A Systematic Transfer Plan (STP) facilitates investors to transfer their capital from one scheme to another. This transfer is not done in a lump sum, but this transfer takes place over a period of time which enables investors to make market profits by transferring into assets when they offer higher returns. STP also works as a shock absorber as it protects the investors during market volatility. The basic principle behind the STP is the judicious transfer of fund and its utilization. As the funds naturally get adjusted in the chosen funds, the investor can get benefit from the uninterrupted and effective allocation of available resources. STP Mutual Fund can shift the investor’s financial resources between different funds operated by only a single asset management company and cannot inter-shift between multiple schemes offered by multiple companies.
STP is a suitable instrument for investors with limited financial resources.
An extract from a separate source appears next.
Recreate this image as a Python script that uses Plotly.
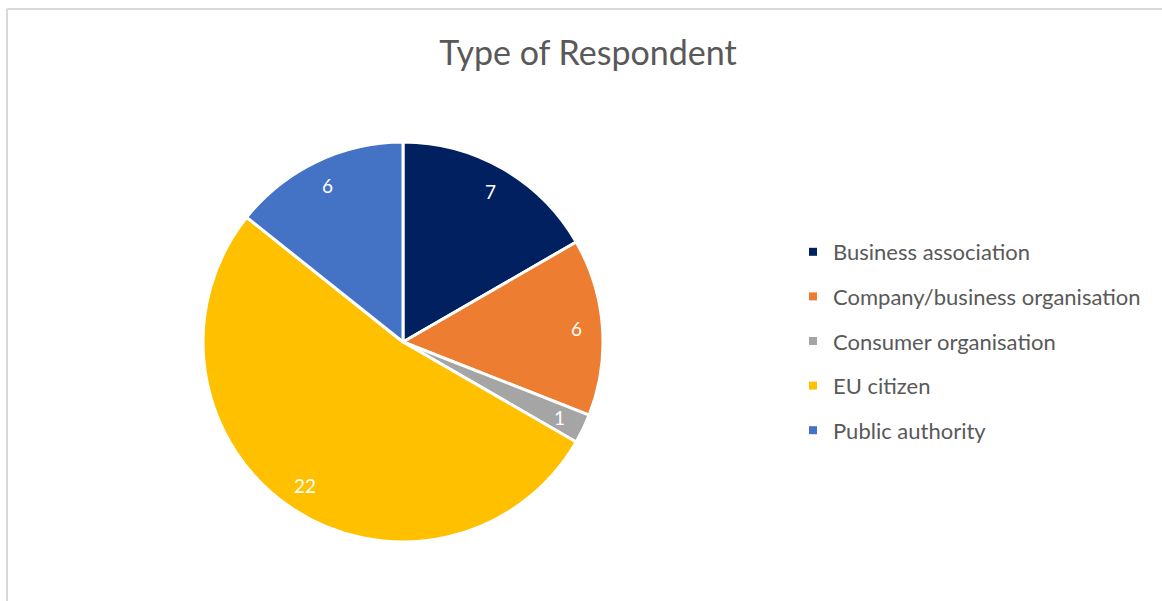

This serves both types of investors, one who wants to switch to higher return yielding assets from safer ones and vice versa.
How many types of STPs are there?
Broadly there are three categories of STP
- Flexible STP: Under this, the total funds to be transferred are decided by the investors as and when required. The investor can transfer a larger or smaller part of his current fund, depending on the volatility of the market and the projections made about the performance of the scheme.
- Fixed STP: In the case of Fixed STP, the total amount transferred from one mutual fund to another remains fixed, as decided by the investor.
- Capital Systematic Transfer Plan: Capital STP transfers the total gain from market growth of one fund to another scheme with higher growth potential.
Why investor should choose STP?
Well, the primary reason is that it protects investors from market volatility. Besides, other benefits of STP are.
- During the bad economic phase, investors can transfer their capital into a safer investment like debt funds.
- Saves both the time and effort of the investor.
- Easier for investors to come out of poor-performing assets. STPs allows investors to gain higher returns through shifting to a more profitable venture during the market boom.
- It facilitates investing in other funds without the process of redemption.
- Each transfer under the STP is subjected to tax deductions, provided capital gains are incurred. One can save Capital gain tax, as you can transfer funds from one scheme to another without redemption.
What you should know before opting for STP?
- The STP investment scheme was designed for long term arrangement and hence windfall returns should not be expected immediately.
- In addition, if STP is chosen, the investor should have a sound knowledge of the market trends and patterns.
- One must check the exit load and tax deductions of various schemes before choosing any Systematic Transfer Plans.